▸ **What is required**:
Restate all the material verbatim, except for the pictures.

▸ **Data section**:

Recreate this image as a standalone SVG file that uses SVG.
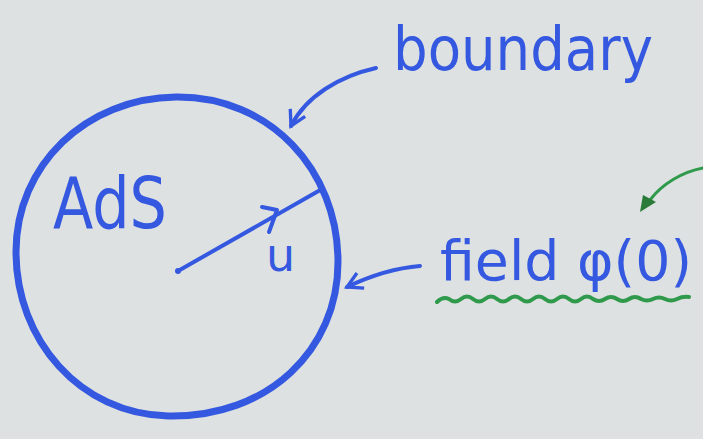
<svg xmlns="http://www.w3.org/2000/svg" width="703" height="439" viewBox="0 0 703 439">
<defs>
<style>
.ink{fill:none;stroke:#3558e0;stroke-linecap:round;stroke-linejoin:round}
.gink{fill:none;stroke:#2f9a4c;stroke-linecap:round;stroke-linejoin:round}
.lbl{fill:#3558e0;font-family:"DejaVu Sans","Liberation Sans",sans-serif}
</style>
<marker id="openBlue" viewBox="0 0 12 12" refX="10" refY="6" markerWidth="5" markerHeight="5" orient="auto" markerUnits="strokeWidth">
<path d="M1,1 L10,6 L1,11" fill="none" stroke="#3558e0" stroke-width="2"/>
</marker>
</defs>
<rect width="703" height="439" fill="#dde1e1"/>
<g id="ads-space">
<path class="ink" stroke-width="7" d="M176,97 C270,96 338,170 338,262 C338,350 268,418 168,416 C80,414 16,340 16,252 C16,165 86,98 176,97 Z"/>
<text class="lbl" x="53" y="228" font-size="72" textLength="114" lengthAdjust="spacingAndGlyphs">AdS</text>
</g>
<g id="radius">
<circle cx="178" cy="271" r="3" fill="#3558e0"/>
<text class="lbl" x="266" y="271" font-size="46">u</text>
</g>
<g id="boundary-label">
<text class="lbl" x="393" y="70" font-size="60" textLength="260" lengthAdjust="spacingAndGlyphs">boundary</text>
</g>
<g id="field-label">
<text class="lbl" x="440" y="280" font-size="56" textLength="252" lengthAdjust="spacingAndGlyphs">field φ(0)</text>
<path class="gink" stroke-width="4" d="M437,302 q6,-6 12,-3 q6,5 12,0 q6,-5 12,0 q6,5 12,0 q6,-5 12,0 q6,5 12,0 q6,-5 12,0 q6,5 12,0 q6,-5 12,0 q6,5 12,0 q6,-5 12,0 q6,5 12,0 q6,-5 12,0 q6,4 12,0 q6,-4 12,0 q6,4 12,0 q6,-4 12,0 q6,3 12,0 q6,-3 12,0 q6,3 12,0 q6,-3 12,-2"/>
</g>
<g id="connectors">
<path class="ink" stroke-width="4" d="M376,68 C340,76 306,96 291,126" marker-end="url(#openBlue)"/>
<path class="ink" stroke-width="4" d="M178,271 L322,189"/>
<path class="ink" stroke-width="4" d="M262,207 L277,210 L269,232"/>
<path class="ink" stroke-width="4" d="M420,266 C395,268 370,276 347,287" marker-end="url(#openBlue)"/>
<path class="gink" stroke-width="3" d="M703,168 C682,172 662,184 650,200"/>
<polygon points="640,212 643,195 656,202" fill="#2a7a3a"/>
</g>
</svg>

▸ **Result of this exercise**:
Recreate this image as a standalone SVG file that uses SVG.
<svg xmlns="http://www.w3.org/2000/svg" width="703" height="439" viewBox="0 0 703 439">
<defs>
<style>
.ink{fill:none;stroke:#3558e0;stroke-linecap:round;stroke-linejoin:round}
.gink{fill:none;stroke:#2f9a4c;stroke-linecap:round;stroke-linejoin:round}
.lbl{fill:#3558e0;font-family:"DejaVu Sans","Liberation Sans",sans-serif}
</style>
<marker id="openBlue" viewBox="0 0 12 12" refX="10" refY="6" markerWidth="5" markerHeight="5" orient="auto" markerUnits="strokeWidth">
<path d="M1,1 L10,6 L1,11" fill="none" stroke="#3558e0" stroke-width="2"/>
</marker>
</defs>
<rect width="703" height="439" fill="#dde1e1"/>
<g id="ads-space">
<path class="ink" stroke-width="7" d="M176,97 C270,96 338,170 338,262 C338,350 268,418 168,416 C80,414 16,340 16,252 C16,165 86,98 176,97 Z"/>
<text class="lbl" x="53" y="228" font-size="72" textLength="114" lengthAdjust="spacingAndGlyphs">AdS</text>
</g>
<g id="radius">
<circle cx="178" cy="271" r="3" fill="#3558e0"/>
<text class="lbl" x="266" y="271" font-size="46">u</text>
</g>
<g id="boundary-label">
<text class="lbl" x="393" y="70" font-size="60" textLength="260" lengthAdjust="spacingAndGlyphs">boundary</text>
</g>
<g id="field-label">
<text class="lbl" x="440" y="280" font-size="56" textLength="252" lengthAdjust="spacingAndGlyphs">field φ(0)</text>
<path class="gink" stroke-width="4" d="M437,302 q6,-6 12,-3 q6,5 12,0 q6,-5 12,0 q6,5 12,0 q6,-5 12,0 q6,5 12,0 q6,-5 12,0 q6,5 12,0 q6,-5 12,0 q6,5 12,0 q6,-5 12,0 q6,5 12,0 q6,-5 12,0 q6,4 12,0 q6,-4 12,0 q6,4 12,0 q6,-4 12,0 q6,3 12,0 q6,-3 12,0 q6,3 12,0 q6,-3 12,-2"/>
</g>
<g id="connectors">
<path class="ink" stroke-width="4" d="M376,68 C340,76 306,96 291,126" marker-end="url(#openBlue)"/>
<path class="ink" stroke-width="4" d="M178,271 L322,189"/>
<path class="ink" stroke-width="4" d="M262,207 L277,210 L269,232"/>
<path class="ink" stroke-width="4" d="M420,266 C395,268 370,276 347,287" marker-end="url(#openBlue)"/>
<path class="gink" stroke-width="3" d="M703,168 C682,172 662,184 650,200"/>
<polygon points="640,212 643,195 656,202" fill="#2a7a3a"/>
</g>
</svg>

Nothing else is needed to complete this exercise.